‘Do we equip our kids adequately?’

2013-08-12 00:00

HOW will today’s children survive in tomorrow’s workplace? This question was posed at the Proudly Primary 2013 conference held at Cordwalles Prep School over the weekend.

Titled “Touching the Future” and organised by the Independent Schools Association of Southern Africa, the gathering provided the estimated 1 000 delegates, mostly teachers at private schools around the country, with a rich menu of topics to digest, ranging from classroom technology to drumming as a tool for learning.

Cathy Fry, talking about “Teaching and Learning in the 21st century”, said it was crucial teachers looked at what is happening in the global workplace so that they could adequately equip children to take part. “I’m not sure we’re keeping up with the changes,” she said. “It’s not all about technology.”

Fry, an educationist who runs two organisations that teach leadership skills and creative thinking, said increasingly companies were requiring employees who could work in teams, find information and use it, analyse, organise and think critically.

“Globalisation is transforming education. All countries are in a race, and to stay at the top of the game business wants creative people who can do research and development and know what’s happening in the world.”

She said schools needed to question their syllabus and ask if it was interesting and relevant, as well as reconsider rules that banned the use of cellphones in classrooms. “Why banish cellphones, they are mini computers,” she said.
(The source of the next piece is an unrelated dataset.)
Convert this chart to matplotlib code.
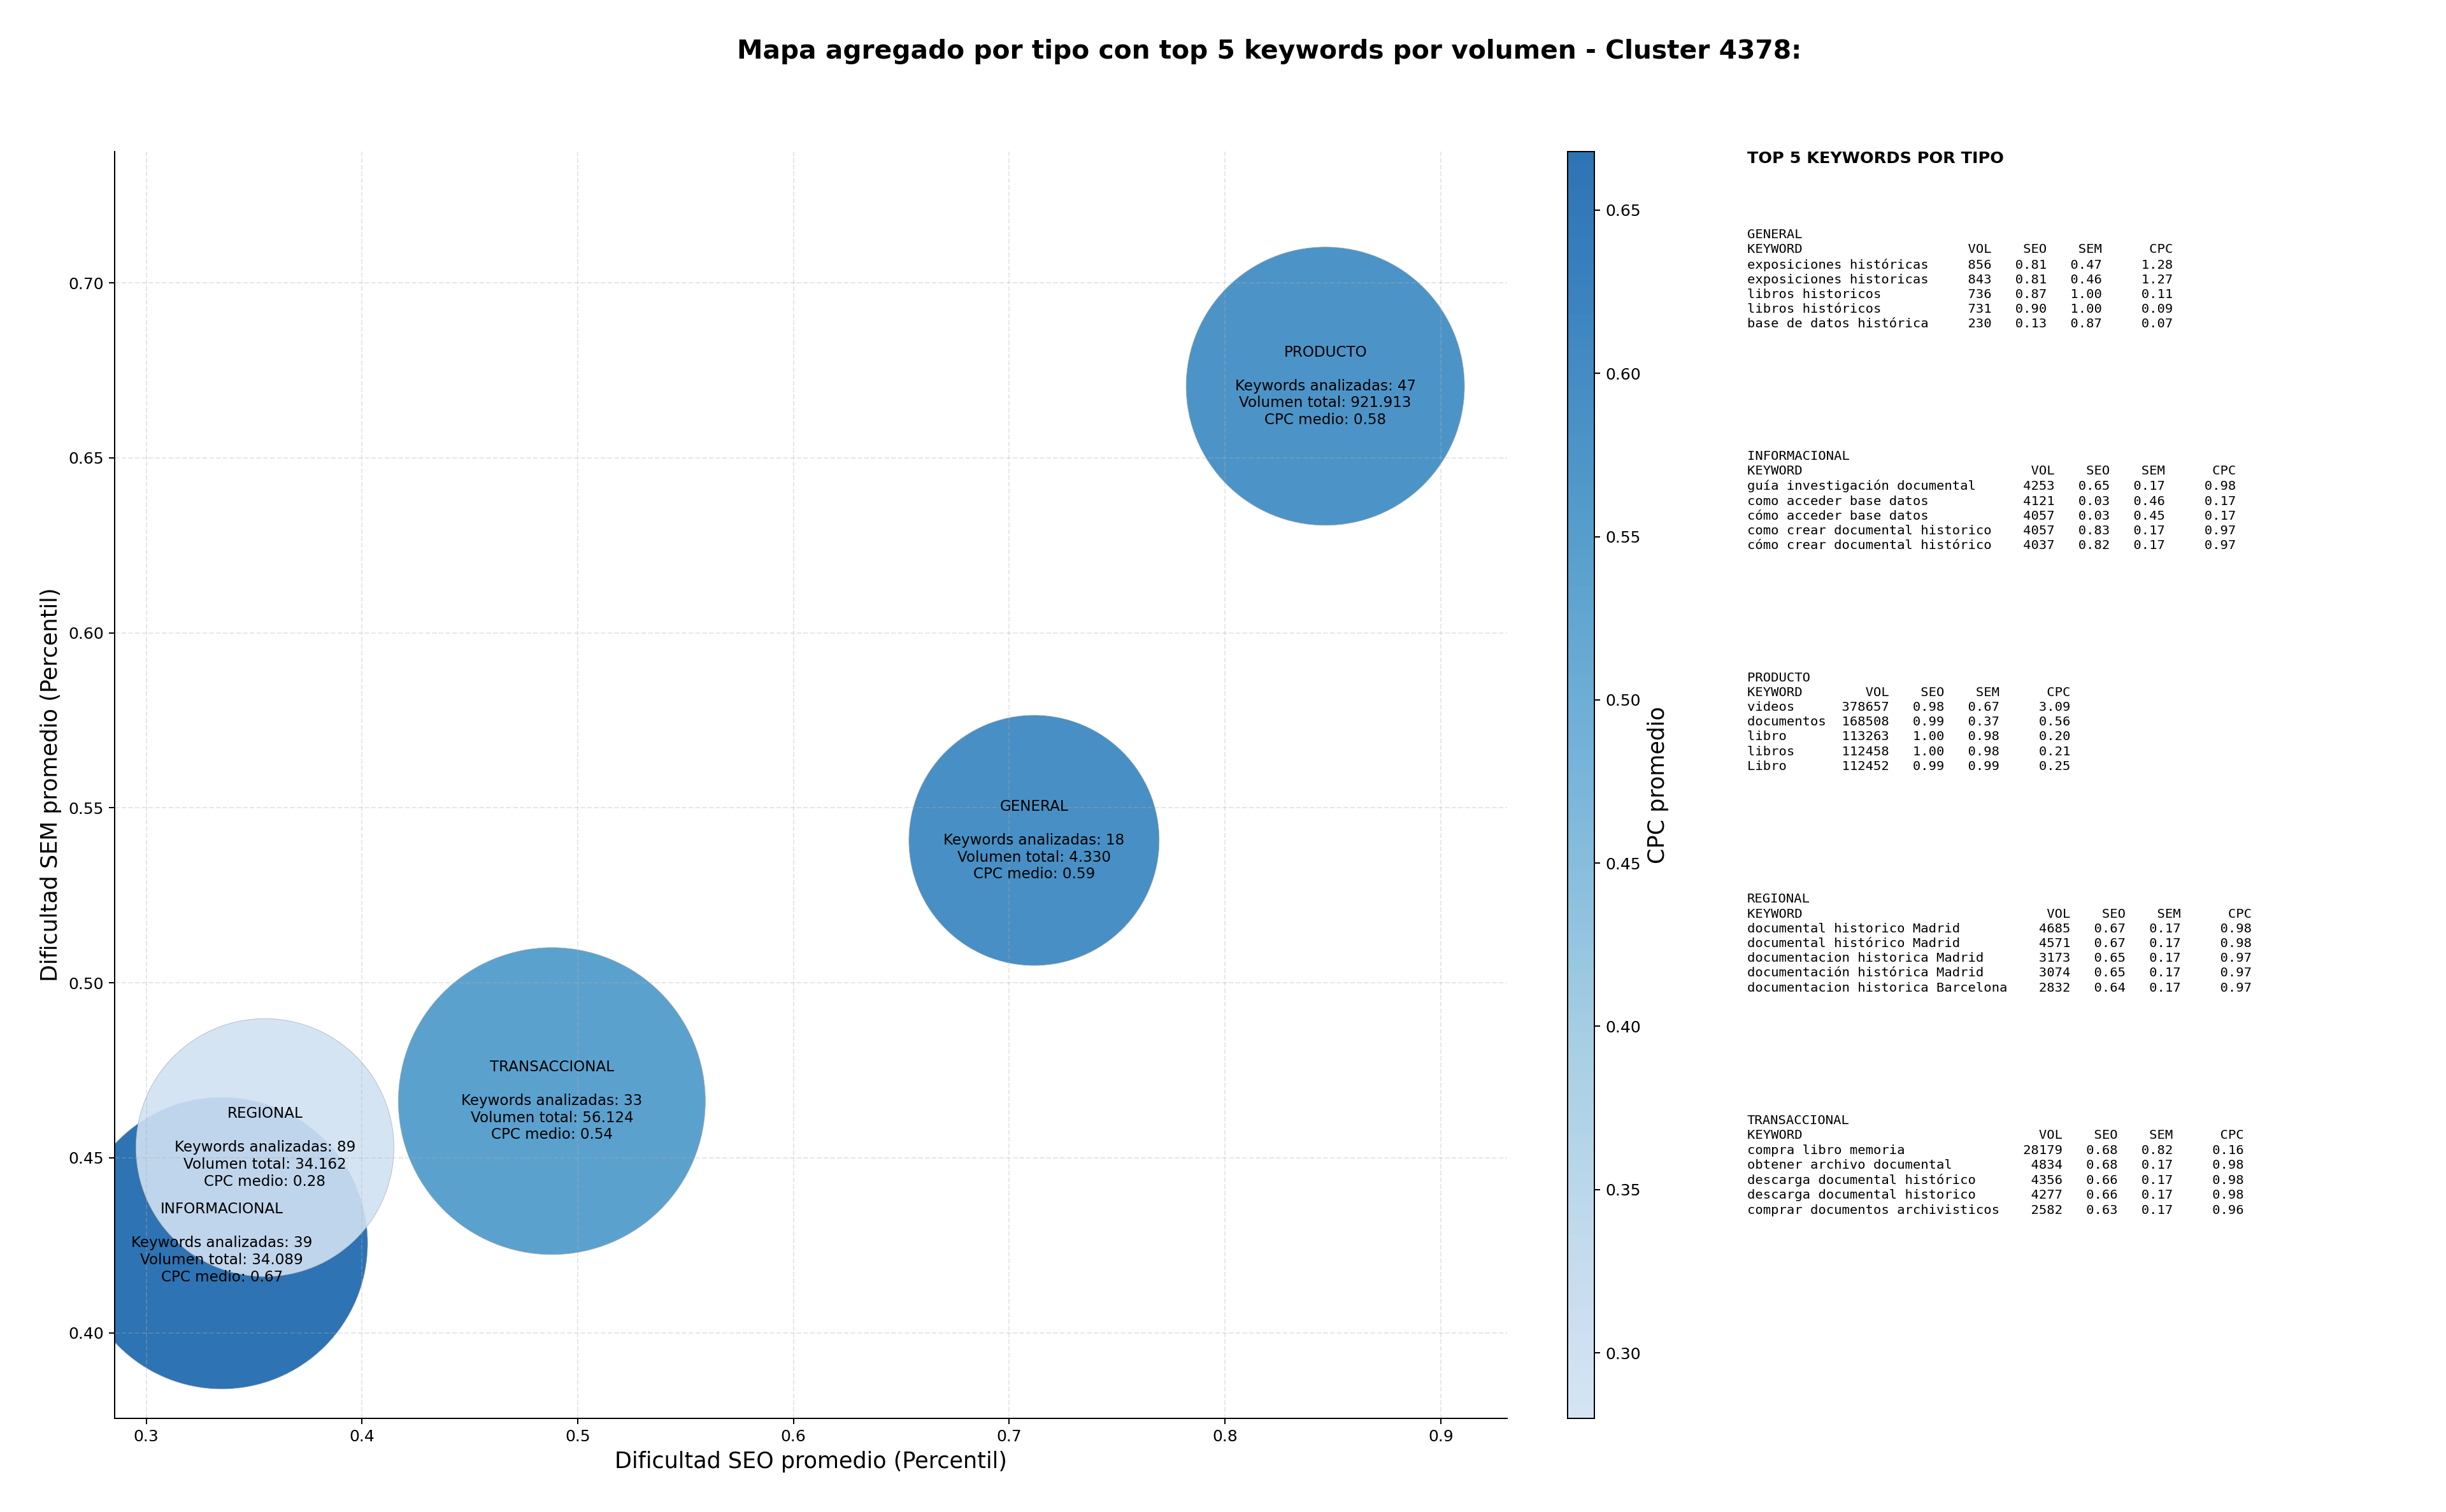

In her session, Dee-Ann Panzera took teachers through various exercises with everyday objects like paper clips, elastic bands and sticks, showing them how they could help pupils to think laterally.

“Many children haven’t had the opportunity to think like this,” she said, adding that children sometimes spend too much time sitting at desks doing worksheets instead of working with their hands and with each other.

Psychologist Tim Barry, in a presentation titled “The rising tide of mediocrity”, cautioned against allowing parents to pressure schools into acquiring all kinds of technology like iPads into the classroom. He said while technology wasn’t bad in itself, it was harmful because of what it displaced — like time to play and experience real life.